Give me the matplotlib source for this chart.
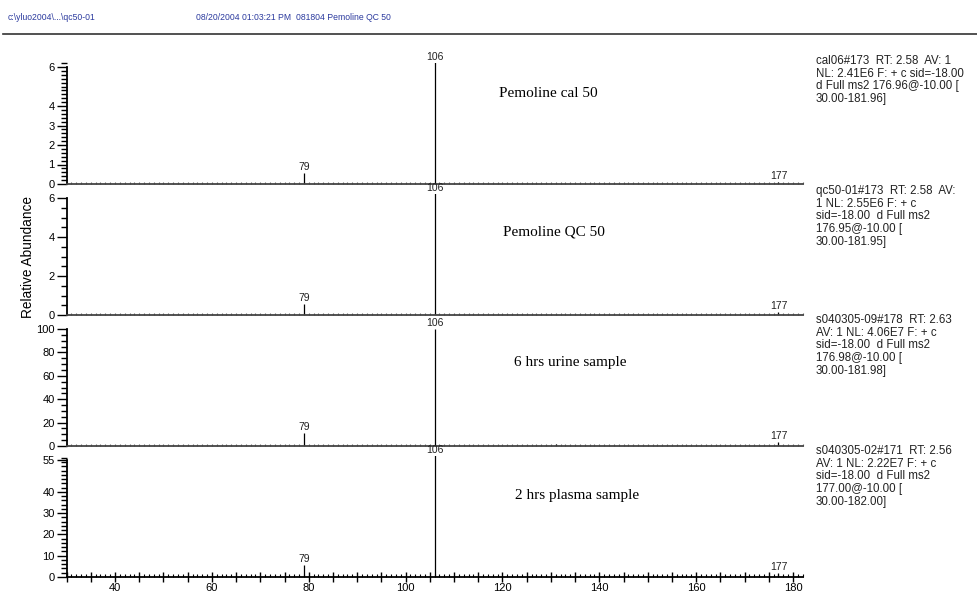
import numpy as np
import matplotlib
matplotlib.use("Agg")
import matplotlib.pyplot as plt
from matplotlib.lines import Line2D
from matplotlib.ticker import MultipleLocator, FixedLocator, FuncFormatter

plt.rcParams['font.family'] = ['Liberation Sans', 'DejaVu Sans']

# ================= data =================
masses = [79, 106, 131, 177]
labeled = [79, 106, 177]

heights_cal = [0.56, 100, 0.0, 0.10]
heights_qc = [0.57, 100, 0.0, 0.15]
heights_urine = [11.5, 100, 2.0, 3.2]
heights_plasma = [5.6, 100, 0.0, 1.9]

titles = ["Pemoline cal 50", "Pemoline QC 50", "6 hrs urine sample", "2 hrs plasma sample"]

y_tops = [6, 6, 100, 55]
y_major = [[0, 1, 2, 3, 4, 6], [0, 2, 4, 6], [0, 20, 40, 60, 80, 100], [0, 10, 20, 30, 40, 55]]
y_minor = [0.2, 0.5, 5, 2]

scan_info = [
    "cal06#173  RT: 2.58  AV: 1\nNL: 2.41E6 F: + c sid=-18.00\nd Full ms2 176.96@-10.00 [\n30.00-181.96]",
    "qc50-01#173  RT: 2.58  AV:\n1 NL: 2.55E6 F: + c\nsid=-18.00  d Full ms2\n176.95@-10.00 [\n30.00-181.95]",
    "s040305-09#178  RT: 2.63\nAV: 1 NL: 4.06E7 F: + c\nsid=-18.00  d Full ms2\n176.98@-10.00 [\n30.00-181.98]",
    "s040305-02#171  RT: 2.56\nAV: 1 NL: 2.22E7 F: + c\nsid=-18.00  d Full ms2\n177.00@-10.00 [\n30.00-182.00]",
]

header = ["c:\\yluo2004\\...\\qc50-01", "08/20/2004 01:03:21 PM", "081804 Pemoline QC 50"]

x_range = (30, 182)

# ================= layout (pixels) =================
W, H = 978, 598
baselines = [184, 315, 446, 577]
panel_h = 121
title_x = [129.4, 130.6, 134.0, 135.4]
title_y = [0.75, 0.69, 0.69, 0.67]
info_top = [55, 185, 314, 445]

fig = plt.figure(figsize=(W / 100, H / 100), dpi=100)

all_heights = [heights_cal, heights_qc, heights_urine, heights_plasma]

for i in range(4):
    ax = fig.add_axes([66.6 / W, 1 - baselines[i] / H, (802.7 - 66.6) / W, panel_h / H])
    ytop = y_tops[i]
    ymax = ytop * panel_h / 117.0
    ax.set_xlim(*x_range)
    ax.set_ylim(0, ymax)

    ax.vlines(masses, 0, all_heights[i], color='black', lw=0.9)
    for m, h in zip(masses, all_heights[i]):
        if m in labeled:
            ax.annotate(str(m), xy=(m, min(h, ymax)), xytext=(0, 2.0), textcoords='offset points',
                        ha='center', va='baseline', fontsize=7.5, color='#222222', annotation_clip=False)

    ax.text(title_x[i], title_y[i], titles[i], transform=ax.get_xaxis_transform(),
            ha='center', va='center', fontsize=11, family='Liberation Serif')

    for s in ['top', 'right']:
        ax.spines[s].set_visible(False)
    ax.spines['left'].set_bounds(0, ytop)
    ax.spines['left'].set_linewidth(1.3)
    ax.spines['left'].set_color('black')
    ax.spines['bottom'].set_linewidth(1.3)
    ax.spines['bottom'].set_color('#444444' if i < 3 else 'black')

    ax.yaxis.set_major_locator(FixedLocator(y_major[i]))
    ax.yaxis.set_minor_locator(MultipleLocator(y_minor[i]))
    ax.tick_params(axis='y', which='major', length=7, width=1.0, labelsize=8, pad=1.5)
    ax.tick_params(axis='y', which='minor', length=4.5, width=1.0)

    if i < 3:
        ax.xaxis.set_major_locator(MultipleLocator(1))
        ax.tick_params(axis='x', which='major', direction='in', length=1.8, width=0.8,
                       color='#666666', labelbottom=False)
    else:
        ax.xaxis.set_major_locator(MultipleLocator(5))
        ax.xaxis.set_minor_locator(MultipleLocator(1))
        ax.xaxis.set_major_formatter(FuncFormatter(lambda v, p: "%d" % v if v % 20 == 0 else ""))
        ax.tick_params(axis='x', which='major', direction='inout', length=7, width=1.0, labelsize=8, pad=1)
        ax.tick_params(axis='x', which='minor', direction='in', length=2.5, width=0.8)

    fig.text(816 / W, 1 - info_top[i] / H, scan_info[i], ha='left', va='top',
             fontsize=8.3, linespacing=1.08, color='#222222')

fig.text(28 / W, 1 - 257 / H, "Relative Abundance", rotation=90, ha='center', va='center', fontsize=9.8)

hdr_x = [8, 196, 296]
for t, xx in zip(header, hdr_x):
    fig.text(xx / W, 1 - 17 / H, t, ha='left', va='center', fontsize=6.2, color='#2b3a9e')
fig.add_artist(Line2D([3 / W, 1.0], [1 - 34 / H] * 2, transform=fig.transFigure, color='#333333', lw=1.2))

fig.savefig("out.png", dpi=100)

▬▬▬▬▬▬

Copy the whole listing above word for word but do not carry over the pictures.

• _Output below_:
Give me the matplotlib source for this chart.
import numpy as np
import matplotlib
matplotlib.use("Agg")
import matplotlib.pyplot as plt
from matplotlib.lines import Line2D
from matplotlib.ticker import MultipleLocator, FixedLocator, FuncFormatter

plt.rcParams['font.family'] = ['Liberation Sans', 'DejaVu Sans']

# ================= data =================
masses = [79, 106, 131, 177]
labeled = [79, 106, 177]

heights_cal = [0.56, 100, 0.0, 0.10]
heights_qc = [0.57, 100, 0.0, 0.15]
heights_urine = [11.5, 100, 2.0, 3.2]
heights_plasma = [5.6, 100, 0.0, 1.9]

titles = ["Pemoline cal 50", "Pemoline QC 50", "6 hrs urine sample", "2 hrs plasma sample"]

y_tops = [6, 6, 100, 55]
y_major = [[0, 1, 2, 3, 4, 6], [0, 2, 4, 6], [0, 20, 40, 60, 80, 100], [0, 10, 20, 30, 40, 55]]
y_minor = [0.2, 0.5, 5, 2]

scan_info = [
    "cal06#173  RT: 2.58  AV: 1\nNL: 2.41E6 F: + c sid=-18.00\nd Full ms2 176.96@-10.00 [\n30.00-181.96]",
    "qc50-01#173  RT: 2.58  AV:\n1 NL: 2.55E6 F: + c\nsid=-18.00  d Full ms2\n176.95@-10.00 [\n30.00-181.95]",
    "s040305-09#178  RT: 2.63\nAV: 1 NL: 4.06E7 F: + c\nsid=-18.00  d Full ms2\n176.98@-10.00 [\n30.00-181.98]",
    "s040305-02#171  RT: 2.56\nAV: 1 NL: 2.22E7 F: + c\nsid=-18.00  d Full ms2\n177.00@-10.00 [\n30.00-182.00]",
]

header = ["c:\\yluo2004\\...\\qc50-01", "08/20/2004 01:03:21 PM", "081804 Pemoline QC 50"]

x_range = (30, 182)

# ================= layout (pixels) =================
W, H = 978, 598
baselines = [184, 315, 446, 577]
panel_h = 121
title_x = [129.4, 130.6, 134.0, 135.4]
title_y = [0.75, 0.69, 0.69, 0.67]
info_top = [55, 185, 314, 445]

fig = plt.figure(figsize=(W / 100, H / 100), dpi=100)

all_heights = [heights_cal, heights_qc, heights_urine, heights_plasma]

for i in range(4):
    ax = fig.add_axes([66.6 / W, 1 - baselines[i] / H, (802.7 - 66.6) / W, panel_h / H])
    ytop = y_tops[i]
    ymax = ytop * panel_h / 117.0
    ax.set_xlim(*x_range)
    ax.set_ylim(0, ymax)

    ax.vlines(masses, 0, all_heights[i], color='black', lw=0.9)
    for m, h in zip(masses, all_heights[i]):
        if m in labeled:
            ax.annotate(str(m), xy=(m, min(h, ymax)), xytext=(0, 2.0), textcoords='offset points',
                        ha='center', va='baseline', fontsize=7.5, color='#222222', annotation_clip=False)

    ax.text(title_x[i], title_y[i], titles[i], transform=ax.get_xaxis_transform(),
            ha='center', va='center', fontsize=11, family='Liberation Serif')

    for s in ['top', 'right']:
        ax.spines[s].set_visible(False)
    ax.spines['left'].set_bounds(0, ytop)
    ax.spines['left'].set_linewidth(1.3)
    ax.spines['left'].set_color('black')
    ax.spines['bottom'].set_linewidth(1.3)
    ax.spines['bottom'].set_color('#444444' if i < 3 else 'black')

    ax.yaxis.set_major_locator(FixedLocator(y_major[i]))
    ax.yaxis.set_minor_locator(MultipleLocator(y_minor[i]))
    ax.tick_params(axis='y', which='major', length=7, width=1.0, labelsize=8, pad=1.5)
    ax.tick_params(axis='y', which='minor', length=4.5, width=1.0)

    if i < 3:
        ax.xaxis.set_major_locator(MultipleLocator(1))
        ax.tick_params(axis='x', which='major', direction='in', length=1.8, width=0.8,
                       color='#666666', labelbottom=False)
    else:
        ax.xaxis.set_major_locator(MultipleLocator(5))
        ax.xaxis.set_minor_locator(MultipleLocator(1))
        ax.xaxis.set_major_formatter(FuncFormatter(lambda v, p: "%d" % v if v % 20 == 0 else ""))
        ax.tick_params(axis='x', which='major', direction='inout', length=7, width=1.0, labelsize=8, pad=1)
        ax.tick_params(axis='x', which='minor', direction='in', length=2.5, width=0.8)

    fig.text(816 / W, 1 - info_top[i] / H, scan_info[i], ha='left', va='top',
             fontsize=8.3, linespacing=1.08, color='#222222')

fig.text(28 / W, 1 - 257 / H, "Relative Abundance", rotation=90, ha='center', va='center', fontsize=9.8)

hdr_x = [8, 196, 296]
for t, xx in zip(header, hdr_x):
    fig.text(xx / W, 1 - 17 / H, t, ha='left', va='center', fontsize=6.2, color='#2b3a9e')
fig.add_artist(Line2D([3 / W, 1.0], [1 - 34 / H] * 2, transform=fig.transFigure, color='#333333', lw=1.2))

fig.savefig("out.png", dpi=100)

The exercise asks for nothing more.